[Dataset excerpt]
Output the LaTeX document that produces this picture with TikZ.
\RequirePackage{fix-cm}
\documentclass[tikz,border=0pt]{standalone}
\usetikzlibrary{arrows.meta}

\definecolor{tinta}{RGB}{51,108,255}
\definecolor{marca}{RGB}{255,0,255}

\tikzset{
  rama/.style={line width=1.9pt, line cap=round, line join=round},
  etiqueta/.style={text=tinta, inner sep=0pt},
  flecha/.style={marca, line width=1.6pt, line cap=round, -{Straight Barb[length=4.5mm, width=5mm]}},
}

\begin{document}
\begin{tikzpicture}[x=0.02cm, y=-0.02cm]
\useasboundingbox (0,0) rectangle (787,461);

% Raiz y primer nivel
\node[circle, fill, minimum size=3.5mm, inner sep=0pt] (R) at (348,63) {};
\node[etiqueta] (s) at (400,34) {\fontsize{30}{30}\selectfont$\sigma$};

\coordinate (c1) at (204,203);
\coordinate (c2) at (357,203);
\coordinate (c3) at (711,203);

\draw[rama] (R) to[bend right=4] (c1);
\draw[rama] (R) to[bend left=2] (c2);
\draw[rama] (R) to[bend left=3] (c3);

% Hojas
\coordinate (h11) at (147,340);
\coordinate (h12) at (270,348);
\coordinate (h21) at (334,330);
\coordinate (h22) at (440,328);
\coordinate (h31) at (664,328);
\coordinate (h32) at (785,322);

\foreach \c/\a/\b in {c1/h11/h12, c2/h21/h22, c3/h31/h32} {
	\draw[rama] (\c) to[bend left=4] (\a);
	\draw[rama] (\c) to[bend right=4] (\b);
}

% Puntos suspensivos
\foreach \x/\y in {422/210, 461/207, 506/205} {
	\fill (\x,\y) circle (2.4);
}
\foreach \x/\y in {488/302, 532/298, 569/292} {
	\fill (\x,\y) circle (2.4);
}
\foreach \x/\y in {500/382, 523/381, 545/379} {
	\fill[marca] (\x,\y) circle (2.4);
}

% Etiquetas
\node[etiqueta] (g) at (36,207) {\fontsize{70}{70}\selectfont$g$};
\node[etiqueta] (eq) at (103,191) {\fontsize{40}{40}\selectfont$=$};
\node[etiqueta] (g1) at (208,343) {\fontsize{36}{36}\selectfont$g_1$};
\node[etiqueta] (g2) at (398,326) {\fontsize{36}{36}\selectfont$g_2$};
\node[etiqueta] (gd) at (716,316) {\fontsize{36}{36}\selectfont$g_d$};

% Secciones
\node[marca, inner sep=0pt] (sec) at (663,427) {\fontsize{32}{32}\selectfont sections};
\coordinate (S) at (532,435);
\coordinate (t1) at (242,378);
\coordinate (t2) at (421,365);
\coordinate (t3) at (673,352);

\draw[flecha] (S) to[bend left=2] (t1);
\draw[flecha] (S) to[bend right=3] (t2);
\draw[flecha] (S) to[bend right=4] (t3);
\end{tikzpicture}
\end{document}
--
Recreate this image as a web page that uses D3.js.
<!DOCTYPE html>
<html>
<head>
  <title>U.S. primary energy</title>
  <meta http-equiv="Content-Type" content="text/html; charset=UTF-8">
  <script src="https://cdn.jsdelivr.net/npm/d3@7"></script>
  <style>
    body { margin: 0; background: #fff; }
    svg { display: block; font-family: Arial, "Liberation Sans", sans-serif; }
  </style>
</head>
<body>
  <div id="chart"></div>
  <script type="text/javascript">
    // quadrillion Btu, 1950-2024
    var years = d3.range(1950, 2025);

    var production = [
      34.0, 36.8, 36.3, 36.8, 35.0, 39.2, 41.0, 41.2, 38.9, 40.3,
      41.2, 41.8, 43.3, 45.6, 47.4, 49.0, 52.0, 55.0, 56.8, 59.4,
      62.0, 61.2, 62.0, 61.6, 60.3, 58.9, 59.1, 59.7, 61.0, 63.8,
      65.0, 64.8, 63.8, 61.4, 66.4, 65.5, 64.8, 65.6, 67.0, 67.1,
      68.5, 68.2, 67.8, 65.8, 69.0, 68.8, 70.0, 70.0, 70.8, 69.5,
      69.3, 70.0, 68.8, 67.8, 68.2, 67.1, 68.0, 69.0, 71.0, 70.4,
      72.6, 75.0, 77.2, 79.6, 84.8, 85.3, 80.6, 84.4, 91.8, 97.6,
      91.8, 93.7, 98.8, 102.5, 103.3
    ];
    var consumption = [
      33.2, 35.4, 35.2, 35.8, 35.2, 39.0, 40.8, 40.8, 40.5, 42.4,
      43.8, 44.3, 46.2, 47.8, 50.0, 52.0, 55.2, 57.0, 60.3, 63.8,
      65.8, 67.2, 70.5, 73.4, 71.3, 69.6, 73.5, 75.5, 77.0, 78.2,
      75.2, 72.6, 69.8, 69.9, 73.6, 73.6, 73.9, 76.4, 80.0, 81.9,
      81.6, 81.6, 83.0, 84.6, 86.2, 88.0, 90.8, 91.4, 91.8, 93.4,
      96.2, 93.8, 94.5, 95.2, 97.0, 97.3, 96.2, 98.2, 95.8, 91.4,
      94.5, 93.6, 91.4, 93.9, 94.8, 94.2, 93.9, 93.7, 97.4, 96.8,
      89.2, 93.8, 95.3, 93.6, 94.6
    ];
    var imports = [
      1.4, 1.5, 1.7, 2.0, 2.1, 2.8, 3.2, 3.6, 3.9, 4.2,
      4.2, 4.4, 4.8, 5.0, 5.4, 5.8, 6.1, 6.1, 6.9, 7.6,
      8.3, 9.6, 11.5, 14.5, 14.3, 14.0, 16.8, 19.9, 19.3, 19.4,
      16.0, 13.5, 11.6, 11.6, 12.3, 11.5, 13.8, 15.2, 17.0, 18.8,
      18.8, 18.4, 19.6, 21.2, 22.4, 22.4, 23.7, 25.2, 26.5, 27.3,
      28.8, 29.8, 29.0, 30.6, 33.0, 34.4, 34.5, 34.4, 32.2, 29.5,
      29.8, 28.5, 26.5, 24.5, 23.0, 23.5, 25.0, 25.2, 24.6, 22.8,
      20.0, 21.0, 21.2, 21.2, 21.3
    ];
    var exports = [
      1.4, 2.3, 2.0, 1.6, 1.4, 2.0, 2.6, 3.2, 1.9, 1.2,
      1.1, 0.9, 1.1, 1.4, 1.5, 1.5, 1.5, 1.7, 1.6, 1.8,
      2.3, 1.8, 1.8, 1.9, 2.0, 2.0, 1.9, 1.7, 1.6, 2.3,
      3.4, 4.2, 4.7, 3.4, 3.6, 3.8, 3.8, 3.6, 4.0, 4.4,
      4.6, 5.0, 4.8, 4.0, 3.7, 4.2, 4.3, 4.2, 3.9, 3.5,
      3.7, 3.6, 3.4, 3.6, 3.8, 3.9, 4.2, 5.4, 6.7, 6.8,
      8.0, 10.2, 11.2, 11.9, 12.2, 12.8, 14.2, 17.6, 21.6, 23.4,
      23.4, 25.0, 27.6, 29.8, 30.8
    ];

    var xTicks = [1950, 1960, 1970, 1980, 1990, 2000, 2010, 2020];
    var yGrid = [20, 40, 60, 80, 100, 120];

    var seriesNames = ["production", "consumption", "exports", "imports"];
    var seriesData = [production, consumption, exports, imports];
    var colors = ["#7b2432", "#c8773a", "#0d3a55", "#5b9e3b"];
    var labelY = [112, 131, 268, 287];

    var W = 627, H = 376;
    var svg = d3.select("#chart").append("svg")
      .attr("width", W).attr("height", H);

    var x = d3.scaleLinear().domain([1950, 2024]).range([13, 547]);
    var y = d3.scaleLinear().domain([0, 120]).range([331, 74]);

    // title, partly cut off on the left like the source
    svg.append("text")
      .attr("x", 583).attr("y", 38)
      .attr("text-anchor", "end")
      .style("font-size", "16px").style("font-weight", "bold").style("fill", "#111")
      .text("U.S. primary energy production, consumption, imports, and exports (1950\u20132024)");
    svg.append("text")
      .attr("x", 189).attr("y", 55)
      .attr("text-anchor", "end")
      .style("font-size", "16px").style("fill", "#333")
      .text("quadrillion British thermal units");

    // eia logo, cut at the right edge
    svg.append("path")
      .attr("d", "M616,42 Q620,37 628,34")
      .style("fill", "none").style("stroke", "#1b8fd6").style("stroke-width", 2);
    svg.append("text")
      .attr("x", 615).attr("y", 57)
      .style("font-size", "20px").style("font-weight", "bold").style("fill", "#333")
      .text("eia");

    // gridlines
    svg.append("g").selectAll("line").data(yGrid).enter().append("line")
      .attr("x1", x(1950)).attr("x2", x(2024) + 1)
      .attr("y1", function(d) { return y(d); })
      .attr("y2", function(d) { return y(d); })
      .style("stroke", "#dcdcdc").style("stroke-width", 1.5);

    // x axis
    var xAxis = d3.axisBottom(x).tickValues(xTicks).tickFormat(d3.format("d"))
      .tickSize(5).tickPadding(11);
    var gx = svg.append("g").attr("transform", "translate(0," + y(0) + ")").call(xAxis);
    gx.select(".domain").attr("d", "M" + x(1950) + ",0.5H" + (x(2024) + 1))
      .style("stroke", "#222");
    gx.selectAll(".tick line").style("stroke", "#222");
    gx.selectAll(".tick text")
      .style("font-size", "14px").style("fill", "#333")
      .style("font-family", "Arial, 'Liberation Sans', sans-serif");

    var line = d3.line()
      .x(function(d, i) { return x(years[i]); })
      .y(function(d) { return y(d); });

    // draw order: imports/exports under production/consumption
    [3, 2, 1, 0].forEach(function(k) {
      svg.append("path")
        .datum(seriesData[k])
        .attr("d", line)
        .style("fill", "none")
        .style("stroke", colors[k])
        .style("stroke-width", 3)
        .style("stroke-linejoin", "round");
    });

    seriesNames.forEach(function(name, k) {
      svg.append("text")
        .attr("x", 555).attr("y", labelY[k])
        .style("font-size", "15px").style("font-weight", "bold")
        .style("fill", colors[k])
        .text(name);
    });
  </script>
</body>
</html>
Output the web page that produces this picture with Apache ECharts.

__Problem details__:
Exactly reproduce the lines that run from the line bearing "Recreate this image" through the line bearing "var years = d3.range(1950, 2025);", with both end lines included.

__Task answer__:
Recreate this image as a web page that uses D3.js.
<!DOCTYPE html>
<html>
<head>
  <title>U.S. primary energy</title>
  <meta http-equiv="Content-Type" content="text/html; charset=UTF-8">
  <script src="https://cdn.jsdelivr.net/npm/d3@7"></script>
  <style>
    body { margin: 0; background: #fff; }
    svg { display: block; font-family: Arial, "Liberation Sans", sans-serif; }
  </style>
</head>
<body>
  <div id="chart"></div>
  <script type="text/javascript">
    // quadrillion Btu, 1950-2024
    var years = d3.range(1950, 2025);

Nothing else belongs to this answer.